Bewustere consumenten

Consumenten zijn er zich ook bewust van dat er nu meer concurrentie is dan 5 jaar geleden en daar spelen ze op in. “Te midden van het aanbod aan producten dat steeds meer toeneemt, springen consumenten voorzichtiger om met de producten waar ze zich mee associëren en zijn ze bereid om afstand te doen van merken die niet bij hun leven en idealen passen”, vervolgt Nielsen.

“Een andere factor waar we rekening mee moeten houden is dat een vierde (24%) van de consumenten wereldwijd producten beoordelen die uit een breder gamma komen dan ooit tevoren. Deze groep noemen we “de bewuste denkers” en ze zijn belangrijk omdat ze, ook al kiezen ze meer dan ooit tussen merken, ons vertellen dat ze liever bij de merken blijven die ze in het verleden al hebben uitgetest. Er is meer nodig om deze consumenten ervan te overtuigen om andere producten te kiezen, al blijven ze wel signalen van ontrouw uitsturen die elke dag luider klinken. Marketingspecialisten kunnen in dit geval besluiten om geen ontrouw te forceren, zeker als hun huidige merk consumenten geen dwingende reden, voorwaarden of eigenschappen heeft gegeven om te blijven.”

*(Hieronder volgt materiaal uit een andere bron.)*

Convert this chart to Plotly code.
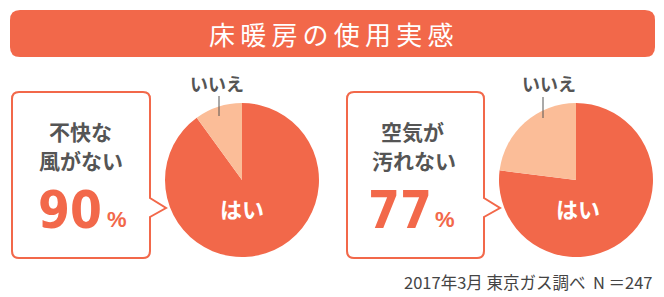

Conclusie: goed nieuws voor de nieuwe merken

Wat ook erg duidelijk is, is dat consumenten over het algemeen minder verbonden zijn met bekende merken, wat betekent dat de halo-effecten van merken na verloop van tijd waarschijnlijk nog meer kracht zullen verliezen.

Dat is goed nieuws voor nieuwe onbekende merken, maar ook een krachtig signaal voor bekende merken: het wederzijds vertrouwen neemt af.

Nielsen adviseert alle merken daarom om aan marketing te doen op basis van de toenemende ontrouw en niet op basis van de afnemende loyaliteitscijfers.